Tuesday, March 24, 2015

How to do a Chevron Stencil without any bleeds

I've been asked to do a chevron stenciling tutorial a couple times and I'm just now getting around to actually doing it. When I first started painting things more complex than just solid or distressed, I was constantly running into bleeds. It's so silly because this is really really easy; I promise!
First I painted the front, back, and sides with 3 coats of my base color. Do this with the lighter color of the two shades you plan to use. You could do this with more than one color too, so just paint the base color the color you want to have every other stripe. Wait for the base coat to be really dry. You can test this by pressing your finger nail into a small area; if it leaves a dent, it's not dry enough yet. Mine dried for about 3 hours.
I then cut a full 12x12 sheet of contact paper in a chevron pattern on my Silhouette Cameo. I also just heard they have chevron Frog tape. I googled it quick, and I like my chevron to be a little taller, but the tape will work the same way if you don't have a machine to cut contact paper with.
Then you just place your contact paper. I don't use any transfer tape. Contact paper is pretty forgiving. If it sticks to itself, it usually peels away from itself pretty easy. To keep them evenly spaced, I temporarily place a piece where I don't want it.

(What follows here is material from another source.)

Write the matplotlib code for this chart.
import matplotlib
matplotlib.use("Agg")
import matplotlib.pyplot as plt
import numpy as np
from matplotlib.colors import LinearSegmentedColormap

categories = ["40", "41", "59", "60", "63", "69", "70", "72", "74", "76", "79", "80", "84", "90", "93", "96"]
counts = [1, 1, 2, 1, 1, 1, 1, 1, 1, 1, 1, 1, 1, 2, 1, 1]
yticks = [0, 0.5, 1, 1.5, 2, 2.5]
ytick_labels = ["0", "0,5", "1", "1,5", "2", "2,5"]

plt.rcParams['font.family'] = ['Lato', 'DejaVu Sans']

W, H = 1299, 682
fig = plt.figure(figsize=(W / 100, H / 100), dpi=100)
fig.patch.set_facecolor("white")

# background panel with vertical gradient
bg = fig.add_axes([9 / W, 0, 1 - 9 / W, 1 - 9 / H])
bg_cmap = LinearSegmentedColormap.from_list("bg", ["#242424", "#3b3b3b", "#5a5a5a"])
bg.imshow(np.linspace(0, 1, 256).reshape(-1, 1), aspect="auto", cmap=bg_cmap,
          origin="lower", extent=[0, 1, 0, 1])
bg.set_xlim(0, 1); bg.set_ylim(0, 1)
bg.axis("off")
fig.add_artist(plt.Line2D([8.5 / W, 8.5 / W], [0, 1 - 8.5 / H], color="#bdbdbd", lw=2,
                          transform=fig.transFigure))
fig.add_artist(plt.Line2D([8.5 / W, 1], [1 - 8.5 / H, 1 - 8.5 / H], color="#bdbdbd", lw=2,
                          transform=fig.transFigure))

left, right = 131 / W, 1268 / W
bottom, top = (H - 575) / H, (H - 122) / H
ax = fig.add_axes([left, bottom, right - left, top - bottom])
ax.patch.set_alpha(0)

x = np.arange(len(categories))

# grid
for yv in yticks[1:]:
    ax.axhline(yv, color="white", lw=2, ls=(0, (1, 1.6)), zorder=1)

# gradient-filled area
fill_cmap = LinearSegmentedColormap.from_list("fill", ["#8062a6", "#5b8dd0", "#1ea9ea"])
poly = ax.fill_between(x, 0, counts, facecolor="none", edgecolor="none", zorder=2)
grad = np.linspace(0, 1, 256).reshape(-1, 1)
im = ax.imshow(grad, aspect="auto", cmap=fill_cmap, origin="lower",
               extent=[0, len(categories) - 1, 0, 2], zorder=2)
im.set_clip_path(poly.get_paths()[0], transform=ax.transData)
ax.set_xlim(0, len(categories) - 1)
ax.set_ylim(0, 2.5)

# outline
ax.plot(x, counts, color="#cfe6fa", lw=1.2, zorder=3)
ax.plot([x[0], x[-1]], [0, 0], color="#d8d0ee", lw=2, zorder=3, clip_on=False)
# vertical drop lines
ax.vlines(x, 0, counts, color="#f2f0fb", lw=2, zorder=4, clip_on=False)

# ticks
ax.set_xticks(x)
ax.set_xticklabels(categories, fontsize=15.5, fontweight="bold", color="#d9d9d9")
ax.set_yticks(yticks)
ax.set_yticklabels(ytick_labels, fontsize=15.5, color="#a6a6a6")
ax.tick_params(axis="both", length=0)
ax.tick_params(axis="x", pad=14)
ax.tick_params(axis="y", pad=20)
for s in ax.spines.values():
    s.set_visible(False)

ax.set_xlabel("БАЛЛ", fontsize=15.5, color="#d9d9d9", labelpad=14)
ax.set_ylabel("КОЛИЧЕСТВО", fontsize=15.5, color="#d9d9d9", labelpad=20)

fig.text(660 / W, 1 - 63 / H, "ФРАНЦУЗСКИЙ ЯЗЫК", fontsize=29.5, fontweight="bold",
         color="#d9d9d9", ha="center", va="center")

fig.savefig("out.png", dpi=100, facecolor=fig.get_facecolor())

Then I take my scraper make sure the edges are pressed on really well. Now, I can't believe I forgot to take a picture of the most important part! After you have your chevron on, you are going to paint the base color again over the entire thing. This seals the stencil and if there were any places not quite pressed down enough, it won't bleed through with your next color. This can be a very thin coat. Just enough to cover and seal the edges of your stencil.

I wait till the sealing coat is mostly dry and move quickly through the next couple of steps. I paint my next color(s) on letting them dry slightly in between each coat. This time I did three coats of the brown to get a good coverage. Maybe 5 minutes of dry time between each coat. While it's still tacky, peel your stencil off...

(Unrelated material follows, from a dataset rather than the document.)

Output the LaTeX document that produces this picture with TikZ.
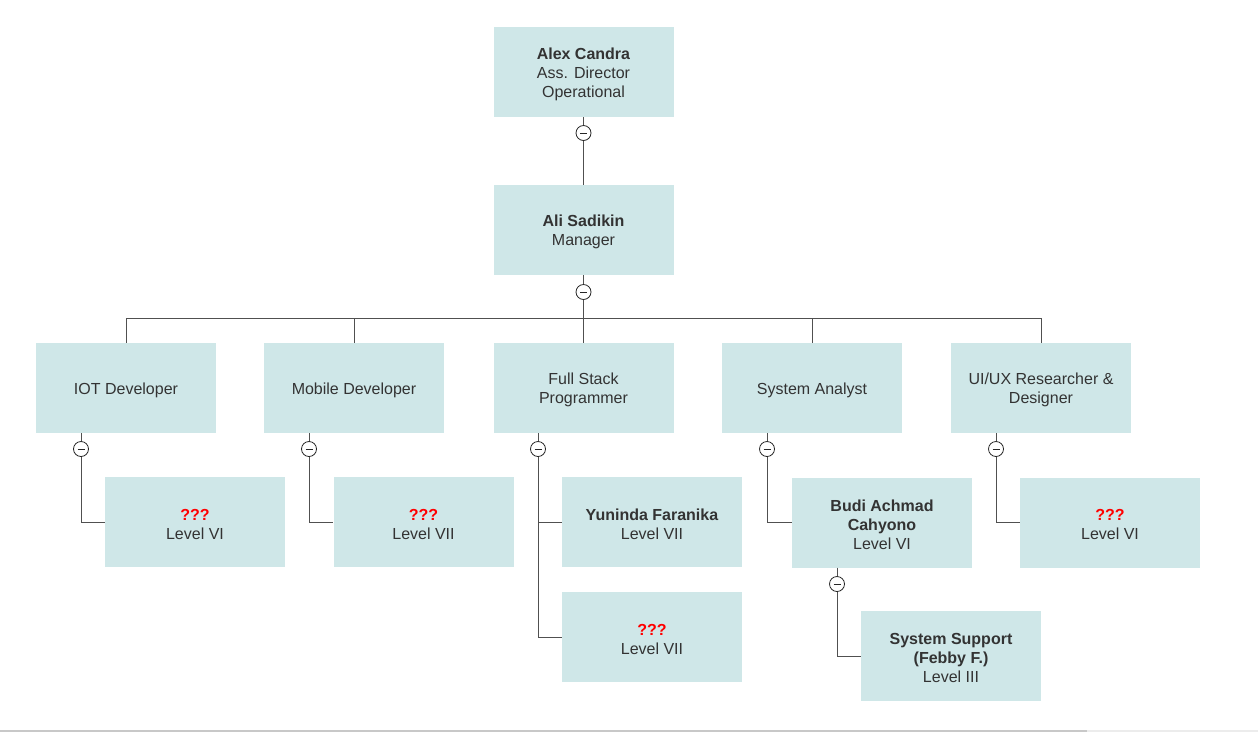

...and you should be left with beautiful, bleed free, chevron!

To pick up an already painted bunny, head on over to The Sensory Emporium!

Monday, March 9, 2015

Another Quilt with Lots of Meaning AKA Brick Quilt Part 1

I have a confession to make. I'm not a quilter. I only pretend to be because it gives me opportunities to make beautiful and memorable gifts. Like the time I cut up my bridesmaids dress to make my best friend the most amazing quilt.

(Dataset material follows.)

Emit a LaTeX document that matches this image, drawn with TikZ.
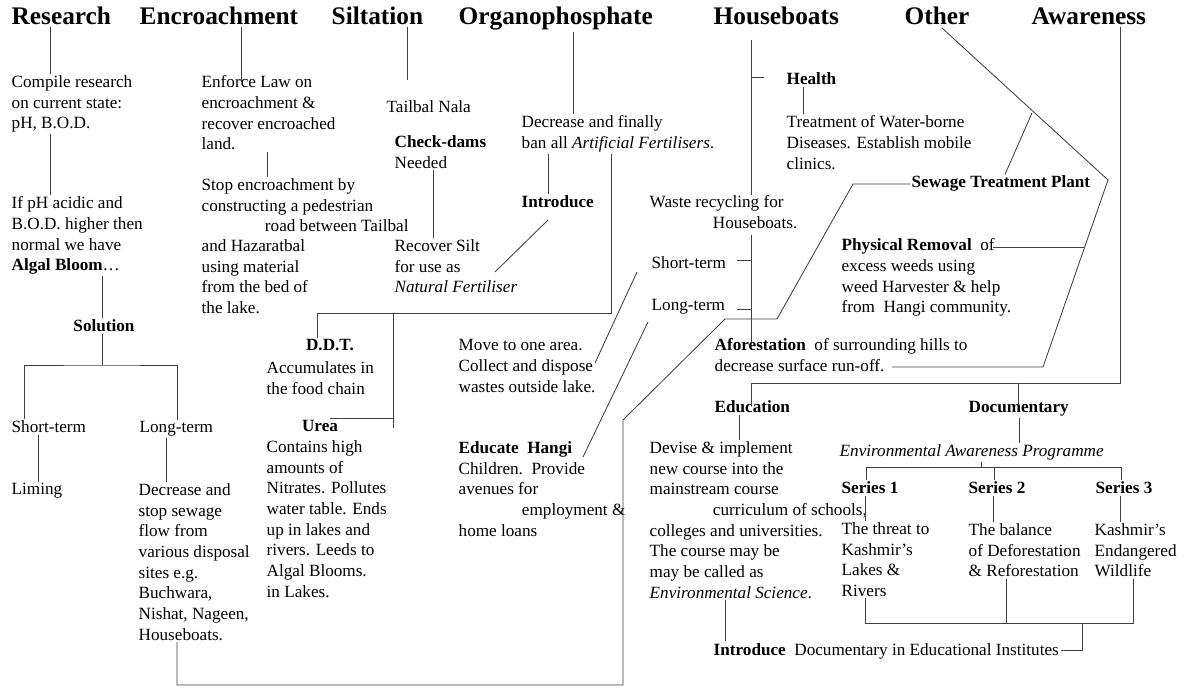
\documentclass[tikz,border=0pt]{standalone}
\usepackage{fontspec}
\setmainfont{Liberation Serif}
\usepackage{tikz}

\begin{document}
\begin{tikzpicture}[x=0.025cm, y=-0.025cm,
	head/.style={anchor=base west, inner sep=1pt, font=\fontsize{18}{21}\selectfont\bfseries},
	txt/.style={anchor=north west, align=left, inner sep=1pt, font=\fontsize{12.2}{14.7}\selectfont},
	lbl/.style={anchor=base west, inner sep=1pt, font=\fontsize{12.2}{14.7}\selectfont},
	blbl/.style={lbl, font=\fontsize{12.2}{14.7}\selectfont\bfseries},
	ln/.style={draw=black!75, line width=0.6pt}]
		\useasboundingbox[fill=white] (0,0) rectangle (1185,688);
		% headings
		\node[head] (hres) at (10,25) {Research};
		\node[head] (henc) at (138,25) {Encroachment};
		\node[head] (hsil) at (330,25) {Siltation};
		\node[head] (horg) at (457,25) {Organophosphate};
		\node[head] (hhb) at (712,25) {Houseboats};
		\node[head] (hoth) at (903,25) {Other};
		\node[head] (hawa) at (1030,25) {Awareness};
		% research
		\node[txt] (compile) at (10,74) {Compile research\\on current state:\\pH, B.O.D.};
		\node[txt] (ifph) at (10,195) {If pH acidic and\\B.O.D.\ higher then\\normal we have\\\textbf{Algal Bloom}\ldots};
		\node[blbl, anchor=base] (solution) at (104,332) {Solution};
		\node[lbl] (shortA) at (10,433) {Short-term};
		\node[lbl] (longA) at (138,433) {Long-term};
		\node[lbl] (liming) at (10,495) {Liming};
		\node[txt] (decsew) at (137,482) {Decrease and\\stop sewage\\flow from\\various disposal\\sites e.g.\\Buchwara,\\Nishat, Nageen,\\Houseboats.};
		% encroachment
		\node[txt] (enforce) at (200,74) {Enforce Law on\\encroachment \&\\recover encroached\\land.};
		\node[txt] (stopenc) at (200,177) {Stop encroachment by\\constructing a pedestrian\\\hspace*{45pt}road between Tailbal};
		\node[txt] (hazarat) at (200,238) {and Hazaratbal\\using material\\from the bed of\\the lake.};
		% siltation
		\node[lbl] (tailbal) at (385,113) {Tailbal Nala};
		\node[txt] (checkd) at (393,134) {\textbf{Check-dams}\\Needed};
		\node[txt] (recsilt) at (393,238) {Recover Silt\\for use as\\\textit{Natural Fertiliser}};
		% organophosphate
		\node[txt] (decfert) at (520,114) {Decrease and finally\\ban all \textit{Artificial Fertilisers}.};
		\node[blbl] (introA) at (520,208) {Introduce};
		\node[blbl, anchor=base] (ddt) at (330,351) {D.D.T.};
		\node[txt] (accum) at (265,360) {Accumulates in\\the food chain};
		\node[blbl, anchor=base] (urea) at (320,432) {Urea};
		\node[txt] (contains) at (265,439) {Contains high\\amounts of\\Nitrates. Pollutes\\water table. Ends\\up in lakes and\\rivers. Leeds to\\Algal Blooms.\\in Lakes.};
		% houseboats
		\node[blbl] (health) at (785,85) {Health};
		\node[txt] (treat) at (785,114) {Treatment of Water-borne\\Diseases. Establish mobile\\clinics.};
		\node[txt] (waste) at (648,194) {Waste recycling for\\\hspace*{45pt}Houseboats.};
		\node[lbl] (shortB) at (650,269) {Short-term};
		\node[lbl] (longB) at (650,311) {Long-term};
		\node[txt] (moveone) at (457,338) {Move to one area.\\Collect and dispose\\wastes outside lake.};
		\node[txt] (educh) at (457,440) {\textbf{Educate\ \ Hangi}\\Children.\ \ Provide\\avenues for\\\hspace*{45pt}employment \&\\home loans};
		% other
		\node[blbl] (sewage) at (910,188) {Sewage Treatment Plant};
		\node[txt] (physrem) at (840,237) {\textbf{Physical Removal}\ \ of\\excess weeds using\\weed Harvester \& help\\from\ \ Hangi community.};
		\node[txt] (afore) at (713,337) {\textbf{Aforestation}\ \ of surrounding hills to\\decrease surface run-off.};
		% awareness
		\node[blbl] (educ) at (713,413) {Education};
		\node[blbl] (docu) at (967,413) {Documentary};
		\node[lbl, font=\fontsize{12.2}{14.7}\selectfont\itshape] (envawa) at (838,457) {Environmental Awareness Programme};
		\node[txt] (devise) at (648,440) {Devise \& implement\\new course into the\\mainstream course\\\hspace*{45pt}curriculum of schools,\\colleges and universities.\\The course may be\\may be called as\\\textit{Environmental Science}.};
		\node[blbl] (ser1) at (840,494) {Series 1};
		\node[blbl] (ser2) at (967,494) {Series 2};
		\node[blbl] (ser3) at (1094,494) {Series 3};
		\node[txt] (ser1t) at (840,521) {The threat to\\Kashmir’s\\Lakes \&\\Rivers};
		\node[txt] (ser2t) at (967,522) {The balance\\of Deforestation\\\& Reforestation};
		\node[txt] (ser3t) at (1093,522) {Kashmir’s\\Endangered\\Wildlife};
		\node[lbl] (introB) at (712,655) {\textbf{Introduce}\ \ Documentary in Educational Institutes};
		% connectors
		\draw[ln] (50,0|-hres.south) -- (50,0|-compile.north);
		\draw[ln] (50,0|-compile.south) -- (50,0|-ifph.north);
		\draw[ln] (102,0|-ifph.south) -- (102,0|-solution.north);
		\draw[ln] (102,0|-solution.south) -- (102,365) coordinate (solsplit);
		\draw[ln] (24,0|-shortA.north) |- (solsplit) -| (177,0|-longA.north);
		\draw[ln] (38,0|-shortA.south) -- (38,0|-liming.north);
		\draw[ln] (166,0|-longA.south) -- (166,0|-decsew.north);
		\draw[ln] (241,0|-henc.south) -- (241,82);
		\draw[ln] (267,0|-enforce.south) -- (267,0|-stopenc.north);
		\draw[ln] (407,0|-hsil.south) -- (407,80);
		\draw[ln] (433,0|-checkd.south) -- (433,0|-recsilt.north);
		\draw[ln] (573,0|-horg.south) -- (573,0|-decfert.north);
		\draw[ln] (548,0|-decfert.south) -- (548,0|-introA.north);
		\draw[ln] (548,220) -- (495,272);
		\draw[ln] (611,0|-decfert.south) -- (611,313) -| (317,0|-ddt.north);
		\draw[ln] (393,313) -- (393,428);
		\draw[ln] (393,418) -- (330,418);
		\draw[ln] (751,40) -- (751,195);
		\draw[ln] (751,77) -- (764,77);
		\draw[ln] (803,0|-health.south) -- (803,0|-treat.north);
		\draw[ln] (751,235) -- (751,342);
		\draw[ln] (737,260) -- (751,260);
		\draw[ln] (737,309) -- (751,309);
		\draw[ln] (637,272) -- (595,363);
		\draw[ln] (648,322) -- (583,457);
		\draw[ln] (177,0|-decsew.south) -- (177,685) -- (623,685) -- (623,420) -- (725,319) -- (777,319) -- (853,184) -- (sewage.west);
		\draw[ln] (942,28) -- (1108,180) -- (1043,367) -- (892,367);
		\draw[ln] (1032,113) -- (1005,0|-sewage.north);
		\draw[ln] (993,247) -- (1085,247);
		\draw[ln] (1120,0|-hawa.south) -- (1120,383) -- (751,383) -- (751,405);
		\draw[ln] (1018,383) -- (1018,405);
		\draw[ln] (1019,0|-docu.south) -- (1019,0|-envawa.north);
		\draw[ln] (739,0|-educ.south) -- (739,0|-devise.north);
		\draw[ln] (981,0|-envawa.south) -- (981,467);
		\draw[ln] (866,0|-ser1.north) |- (1121,467) -- (1121,0|-ser3.north);
		\draw[ln] (994,467) -- (994,0|-ser2.north);
		\draw[ln] (865,0|-ser1.south) -- (865,0|-ser1t.north);
		\draw[ln] (993,0|-ser2.south) -- (993,0|-ser2t.north);
		\draw[ln] (1120,0|-ser3.south) -- (1120,0|-ser3t.north);
		\draw[ln] (865,0|-ser1t.south) -- (865,623) -- (1133,623) -- (1133,0|-ser3t.south);
		\draw[ln] (1006,0|-ser2t.south) -- (1006,623);
		\draw[ln] (1082,623) |- (introB.east);
		\draw[ln] (725,0|-devise.south) -- (725,0|-introB.north);
\end{tikzpicture}
\end{document}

Or twice that I've cut up my kids' first year of clothes to make them a blanket. But as I thought about this blog and took pictures for the next tutorial, I thought, does quilting really have to be about skill? Do you really have to know all the terms and techniques to make a really cute blanket? I have came to the conclusion that no, no you do not. I make memories. I make blankets that help the receiver hang on to the last few memories of one special day, year, or person. So, now that we've established that I might be a quilter, lets move on...just know, you probably aren't getting the right terms and there is most likely a tutorial out there better suited for you, but these are my blankets and I love them.

So my sister's grandpa passed away a few months ago (don't ask how he isn't also my grandpa, it's a really long story). She approached me shortly after to see if I could make a quilt out of his old button up shirts and jeans. Knowing that I love to make these types of quilts, I said yes. Then they got here and I kind of freaked out a little bit. If I mess this up, I have no way to replace these shirts. And then I thought, I can't just do the regular old squares and stitch them together. This quilt has to be epic because I'm a little crazy like that and think I can do awesome things.

So I started with this pile of shirts. Irreplaceable button up shirts. That still smell like her grandpa's closet. And I researched quilt patterns. Lets keep in mind that I'm not really a quilter. I can't do all those fancy things. I finally decided a brick quilt would be easy and different from the traditional squares I usually do.
I started by cutting along all the seams. So I ended up with the back piece, two front pieces and two sleeves. I got rid of all the collars and pleats.
Then I squared all my pieces up. It was really nice because I had lines to follow. Cut off cuffs and buttons and any area that is thicker.
 Then I started cutting the bricks. I cut them 4.5x7.5. I also preserved the pockets by cutting them 7.5 by 9 so they were the same as two bricks. Make sense?

I ended up with 138 bricks. Some shirts I got more and some a little less. The average amount of bricks was 23 from each shirt.